Дружба Яковлева с Жебелевым не была случайной. «Охота к чтению, — продолжают свой пересказ „Санкт-Петербургские ведомости“, — сблизила будущих артистов. Они по целым дням разговаривали, читали вместе, так что Шапошников… возненавидел Жебелева, видя, что он постоянно вместе с его шурином, и полагая, что Жебелев сбивает его с пути. В это время попался молодым людям какой-то журнал, где был переведен монолог из „Кориолана“ Шекспира, и вдохновленные в подражание, они, оба самоучки, пустились писать трагедии. Яковлев написал два действия, Жебелев пять. Судьею своих произведений они выбрали купца-соседа, страстно любившего стихи, Федора Ивановича Милова, но он, прочитав обе трагедии, не высказал своего мнения. Тогда они обратились к Шушерину, которого знал несколько Жебелев, потому что Зеленков[5] шил на него платье, считая правилом, что актеру следует шить в долг. Шушерин прочитал трагедии, но тоже не сказал об них ни слова. Между тем они все чаще и чаще виделись; когда запирались лавки, Яковлев заходил на квартиру к Жебелеву, и они вместе декламировали „Димитрия Самозванца“ и „Магомета“. Потом это их уже не удовлетворяло, они стали костюмироваться: Яковлев сделал Жебелеву из папки корону с пухом, бусами и фольгой и из одеяла устроил порфиру. Этот костюм служил и для Магомета и для Димитрия. Яковлев до сих пор ни разу не был в театре и все расспрашивал Жебелева о том, как играют актеры.
— Ну, когда один говорит на сцене, то другой, слушающий, изъявляет ли мимикой, что он понимает мысль говорящего, что он разделяет ощущения его, или просто стоит столбом?

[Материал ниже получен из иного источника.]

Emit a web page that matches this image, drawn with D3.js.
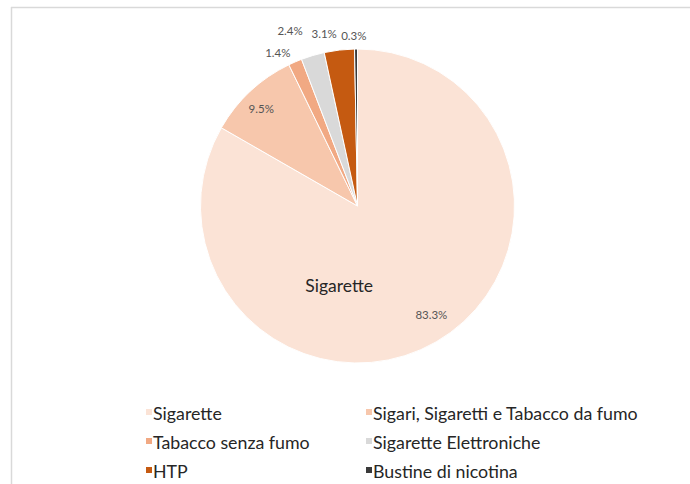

— Разумеется, да, — отвечал Жебелев.
И Яковлев во время чтений его старался придавать своему лицу всевозможные выражения. В обеденное время, когда в лавке не было покупателей и Шапошников уходил к себе, — временная сцена переносилась в лавки, и в одно из этих представлений Жебелев, в пылу вдохновения, рассказывая, как он убил Зопира палочкой, которою он выколачивал пух из шляп, расшиб в кровь Яковлеву лицо под самым глазом; с этих пор представления прекратились. Сознав в себе крайнюю неспособность к торговле, Жебелев попытался вступить на сцену; для этого, оставя лавку, обратился к Шушерину…»
Большая и емкая по фактам цитата, вероятно, не нуждалась бы в комментарии, если бы не одно обстоятельство, на которое следует обратить внимание: знакомство Жебелева, а затем и Яковлева со знаменитым уже в те годы актером Яковом Емельяновичем Шушериным. Вскоре, в 1791 году, Жебелев уедет вместе с ним в Москву. На первых же порах, воспользовавшись кое-какими советами актера, он организовал домашнюю «труппу» из четырех человек. Кроме него самого в нее вошли его старший брат и двое приятелей: Милов и Яковлев. «Труппа» Жебелева принялась разыгрывать сцены из идущих на петербургской сцене и напечатанных трагедий.
Любопытно, что Яковлеву, несмотря на высокий рост, доставались женские роли. Объяснить это можно тем, что он был на несколько лет моложе своих партнеров. И вполне естественно, что братья Жебелевы поделили между собой в пьесе Сумарокова роли Самозванца, Георгия (обе их играл Григорий Иванович) и Шуйского (ее исполнял его старший брат). Яковлеву же пришлось изображать страдания печальной Ксении. Да и в «Магомете» он с таким жаром декламировал речи главной героини Пальмиры, что однажды во время репетиции в лавке Шапошникова вдребезги разбил остекленный прилавок, причем поранил себе руку и вдобавок получил потом соответствующую «мзду» от опекуна.
Все биографы свидетельствуют о непримиримо враждебном отношении Шапошникова к театральным пристрастиям своего подопечного. «По строгости опекуна, — сообщает один из первых жизнеописателей Яковлева, Павел Свиньин, — Яковлев являлся к товарищам своим только в праздники, когда хозяин его уезжал в гости. Зрители их были не только домашние, но и соседи…» Репетировали они, а иногда и представляли трагедии либо в доме Жебелева, либо в лавке Милова, находившейся на втором этаже дома, где снимал помещение для торговли и Шапошников.